◆ **YOUR TASK**: Skip all pictures, then print the remaining material exactly.

◆ **DATA BLOCK**:
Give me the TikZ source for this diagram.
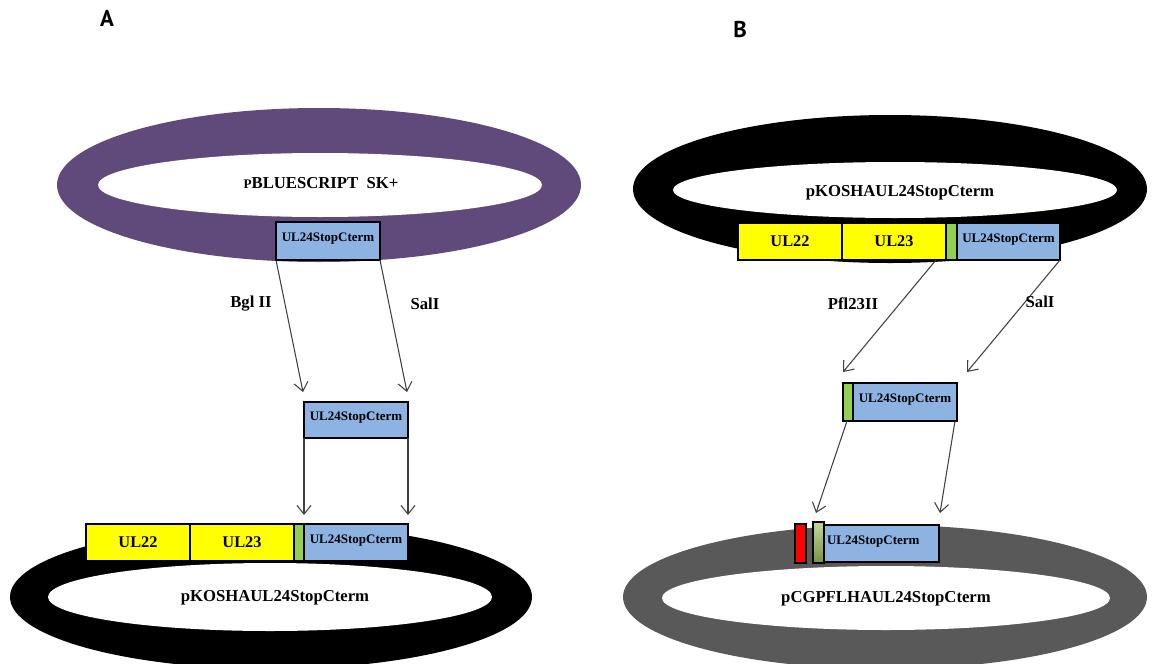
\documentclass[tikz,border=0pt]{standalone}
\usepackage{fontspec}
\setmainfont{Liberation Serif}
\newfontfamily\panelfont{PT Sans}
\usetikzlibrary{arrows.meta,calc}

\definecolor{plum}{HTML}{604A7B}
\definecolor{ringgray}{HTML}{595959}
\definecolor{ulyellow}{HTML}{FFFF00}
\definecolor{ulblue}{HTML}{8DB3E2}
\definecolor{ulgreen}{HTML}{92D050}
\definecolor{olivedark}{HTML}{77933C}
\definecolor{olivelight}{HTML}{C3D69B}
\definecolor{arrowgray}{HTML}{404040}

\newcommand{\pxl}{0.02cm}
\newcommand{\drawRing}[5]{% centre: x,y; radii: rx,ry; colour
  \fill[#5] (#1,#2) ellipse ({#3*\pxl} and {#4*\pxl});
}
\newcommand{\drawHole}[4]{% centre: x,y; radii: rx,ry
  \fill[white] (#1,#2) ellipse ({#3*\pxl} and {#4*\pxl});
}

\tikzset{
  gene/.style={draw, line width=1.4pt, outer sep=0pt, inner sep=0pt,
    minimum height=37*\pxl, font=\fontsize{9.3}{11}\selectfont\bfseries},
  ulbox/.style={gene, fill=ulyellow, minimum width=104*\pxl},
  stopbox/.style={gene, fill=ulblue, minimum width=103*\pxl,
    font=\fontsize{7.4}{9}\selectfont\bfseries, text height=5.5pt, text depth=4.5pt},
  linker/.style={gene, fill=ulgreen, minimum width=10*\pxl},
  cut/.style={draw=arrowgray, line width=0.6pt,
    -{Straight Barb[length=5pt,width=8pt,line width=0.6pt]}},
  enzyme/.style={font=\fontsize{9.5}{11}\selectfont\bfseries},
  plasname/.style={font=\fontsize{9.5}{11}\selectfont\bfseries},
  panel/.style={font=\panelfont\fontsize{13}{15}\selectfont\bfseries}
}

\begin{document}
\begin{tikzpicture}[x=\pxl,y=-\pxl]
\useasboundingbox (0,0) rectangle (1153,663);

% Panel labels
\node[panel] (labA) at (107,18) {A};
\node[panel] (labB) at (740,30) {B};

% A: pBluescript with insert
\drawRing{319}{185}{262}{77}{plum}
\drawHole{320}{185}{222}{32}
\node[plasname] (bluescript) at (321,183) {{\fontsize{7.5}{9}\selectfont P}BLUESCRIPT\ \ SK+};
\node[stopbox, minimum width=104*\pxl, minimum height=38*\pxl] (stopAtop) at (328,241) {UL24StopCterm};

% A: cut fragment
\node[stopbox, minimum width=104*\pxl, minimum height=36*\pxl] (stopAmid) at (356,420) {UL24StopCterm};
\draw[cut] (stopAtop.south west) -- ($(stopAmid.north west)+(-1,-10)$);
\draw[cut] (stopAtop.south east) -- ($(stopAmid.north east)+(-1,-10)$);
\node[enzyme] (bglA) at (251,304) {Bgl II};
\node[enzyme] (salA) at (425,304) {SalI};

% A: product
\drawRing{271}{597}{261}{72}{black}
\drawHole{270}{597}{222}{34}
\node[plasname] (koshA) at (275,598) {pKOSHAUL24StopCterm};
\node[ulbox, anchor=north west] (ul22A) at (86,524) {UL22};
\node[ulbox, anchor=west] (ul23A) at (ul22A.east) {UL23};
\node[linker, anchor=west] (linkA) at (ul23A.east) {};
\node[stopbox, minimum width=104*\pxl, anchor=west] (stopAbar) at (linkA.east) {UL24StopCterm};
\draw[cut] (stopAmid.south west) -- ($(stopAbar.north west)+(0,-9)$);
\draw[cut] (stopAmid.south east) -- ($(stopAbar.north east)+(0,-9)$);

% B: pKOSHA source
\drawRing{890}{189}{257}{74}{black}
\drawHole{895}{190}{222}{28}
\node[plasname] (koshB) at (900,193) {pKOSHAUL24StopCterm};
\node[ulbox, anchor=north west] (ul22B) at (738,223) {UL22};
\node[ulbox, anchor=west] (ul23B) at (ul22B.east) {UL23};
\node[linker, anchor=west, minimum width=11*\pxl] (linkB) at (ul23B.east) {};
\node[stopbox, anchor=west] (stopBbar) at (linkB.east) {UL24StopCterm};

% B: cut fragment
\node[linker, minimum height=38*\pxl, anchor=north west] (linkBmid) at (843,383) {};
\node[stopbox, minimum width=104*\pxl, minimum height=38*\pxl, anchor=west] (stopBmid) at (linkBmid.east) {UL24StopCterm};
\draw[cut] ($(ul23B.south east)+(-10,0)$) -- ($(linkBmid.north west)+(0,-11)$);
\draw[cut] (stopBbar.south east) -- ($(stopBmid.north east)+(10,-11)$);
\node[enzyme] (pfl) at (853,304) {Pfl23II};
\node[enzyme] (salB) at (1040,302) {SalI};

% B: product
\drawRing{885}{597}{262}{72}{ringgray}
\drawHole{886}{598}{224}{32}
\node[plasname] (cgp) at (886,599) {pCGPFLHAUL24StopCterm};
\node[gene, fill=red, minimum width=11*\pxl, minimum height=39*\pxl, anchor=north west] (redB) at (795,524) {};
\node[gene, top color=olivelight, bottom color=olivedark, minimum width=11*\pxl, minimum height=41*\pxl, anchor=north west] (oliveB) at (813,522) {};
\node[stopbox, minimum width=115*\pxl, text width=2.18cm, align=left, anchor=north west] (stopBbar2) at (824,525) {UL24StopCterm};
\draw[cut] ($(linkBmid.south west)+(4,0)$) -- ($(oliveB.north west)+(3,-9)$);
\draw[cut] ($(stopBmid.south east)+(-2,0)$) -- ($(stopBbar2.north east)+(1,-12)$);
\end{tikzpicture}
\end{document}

◆ **ANSWER TO THE TASK**:
Give me the TikZ source for this diagram.
\documentclass[tikz,border=0pt]{standalone}
\usepackage{fontspec}
\setmainfont{Liberation Serif}
\newfontfamily\panelfont{PT Sans}
\usetikzlibrary{arrows.meta,calc}

\definecolor{plum}{HTML}{604A7B}
\definecolor{ringgray}{HTML}{595959}
\definecolor{ulyellow}{HTML}{FFFF00}
\definecolor{ulblue}{HTML}{8DB3E2}
\definecolor{ulgreen}{HTML}{92D050}
\definecolor{olivedark}{HTML}{77933C}
\definecolor{olivelight}{HTML}{C3D69B}
\definecolor{arrowgray}{HTML}{404040}

\newcommand{\pxl}{0.02cm}
\newcommand{\drawRing}[5]{% centre: x,y; radii: rx,ry; colour
  \fill[#5] (#1,#2) ellipse ({#3*\pxl} and {#4*\pxl});
}
\newcommand{\drawHole}[4]{% centre: x,y; radii: rx,ry
  \fill[white] (#1,#2) ellipse ({#3*\pxl} and {#4*\pxl});
}

\tikzset{
  gene/.style={draw, line width=1.4pt, outer sep=0pt, inner sep=0pt,
    minimum height=37*\pxl, font=\fontsize{9.3}{11}\selectfont\bfseries},
  ulbox/.style={gene, fill=ulyellow, minimum width=104*\pxl},
  stopbox/.style={gene, fill=ulblue, minimum width=103*\pxl,
    font=\fontsize{7.4}{9}\selectfont\bfseries, text height=5.5pt, text depth=4.5pt},
  linker/.style={gene, fill=ulgreen, minimum width=10*\pxl},
  cut/.style={draw=arrowgray, line width=0.6pt,
    -{Straight Barb[length=5pt,width=8pt,line width=0.6pt]}},
  enzyme/.style={font=\fontsize{9.5}{11}\selectfont\bfseries},
  plasname/.style={font=\fontsize{9.5}{11}\selectfont\bfseries},
  panel/.style={font=\panelfont\fontsize{13}{15}\selectfont\bfseries}
}

\begin{document}
\begin{tikzpicture}[x=\pxl,y=-\pxl]
\useasboundingbox (0,0) rectangle (1153,663);

% Panel labels
\node[panel] (labA) at (107,18) {A};
\node[panel] (labB) at (740,30) {B};

% A: pBluescript with insert
\drawRing{319}{185}{262}{77}{plum}
\drawHole{320}{185}{222}{32}
\node[plasname] (bluescript) at (321,183) {{\fontsize{7.5}{9}\selectfont P}BLUESCRIPT\ \ SK+};
\node[stopbox, minimum width=104*\pxl, minimum height=38*\pxl] (stopAtop) at (328,241) {UL24StopCterm};

% A: cut fragment
\node[stopbox, minimum width=104*\pxl, minimum height=36*\pxl] (stopAmid) at (356,420) {UL24StopCterm};
\draw[cut] (stopAtop.south west) -- ($(stopAmid.north west)+(-1,-10)$);
\draw[cut] (stopAtop.south east) -- ($(stopAmid.north east)+(-1,-10)$);
\node[enzyme] (bglA) at (251,304) {Bgl II};
\node[enzyme] (salA) at (425,304) {SalI};

% A: product
\drawRing{271}{597}{261}{72}{black}
\drawHole{270}{597}{222}{34}
\node[plasname] (koshA) at (275,598) {pKOSHAUL24StopCterm};
\node[ulbox, anchor=north west] (ul22A) at (86,524) {UL22};
\node[ulbox, anchor=west] (ul23A) at (ul22A.east) {UL23};
\node[linker, anchor=west] (linkA) at (ul23A.east) {};
\node[stopbox, minimum width=104*\pxl, anchor=west] (stopAbar) at (linkA.east) {UL24StopCterm};
\draw[cut] (stopAmid.south west) -- ($(stopAbar.north west)+(0,-9)$);
\draw[cut] (stopAmid.south east) -- ($(stopAbar.north east)+(0,-9)$);

% B: pKOSHA source
\drawRing{890}{189}{257}{74}{black}
\drawHole{895}{190}{222}{28}
\node[plasname] (koshB) at (900,193) {pKOSHAUL24StopCterm};
\node[ulbox, anchor=north west] (ul22B) at (738,223) {UL22};
\node[ulbox, anchor=west] (ul23B) at (ul22B.east) {UL23};
\node[linker, anchor=west, minimum width=11*\pxl] (linkB) at (ul23B.east) {};
\node[stopbox, anchor=west] (stopBbar) at (linkB.east) {UL24StopCterm};

% B: cut fragment
\node[linker, minimum height=38*\pxl, anchor=north west] (linkBmid) at (843,383) {};
\node[stopbox, minimum width=104*\pxl, minimum height=38*\pxl, anchor=west] (stopBmid) at (linkBmid.east) {UL24StopCterm};
\draw[cut] ($(ul23B.south east)+(-10,0)$) -- ($(linkBmid.north west)+(0,-11)$);
\draw[cut] (stopBbar.south east) -- ($(stopBmid.north east)+(10,-11)$);
\node[enzyme] (pfl) at (853,304) {Pfl23II};
\node[enzyme] (salB) at (1040,302) {SalI};

% B: product
\drawRing{885}{597}{262}{72}{ringgray}
\drawHole{886}{598}{224}{32}
\node[plasname] (cgp) at (886,599) {pCGPFLHAUL24StopCterm};
\node[gene, fill=red, minimum width=11*\pxl, minimum height=39*\pxl, anchor=north west] (redB) at (795,524) {};
\node[gene, top color=olivelight, bottom color=olivedark, minimum width=11*\pxl, minimum height=41*\pxl, anchor=north west] (oliveB) at (813,522) {};
\node[stopbox, minimum width=115*\pxl, text width=2.18cm, align=left, anchor=north west] (stopBbar2) at (824,525) {UL24StopCterm};
\draw[cut] ($(linkBmid.south west)+(4,0)$) -- ($(oliveB.north west)+(3,-9)$);
\draw[cut] ($(stopBmid.south east)+(-2,0)$) -- ($(stopBbar2.north east)+(1,-12)$);
\end{tikzpicture}
\end{document}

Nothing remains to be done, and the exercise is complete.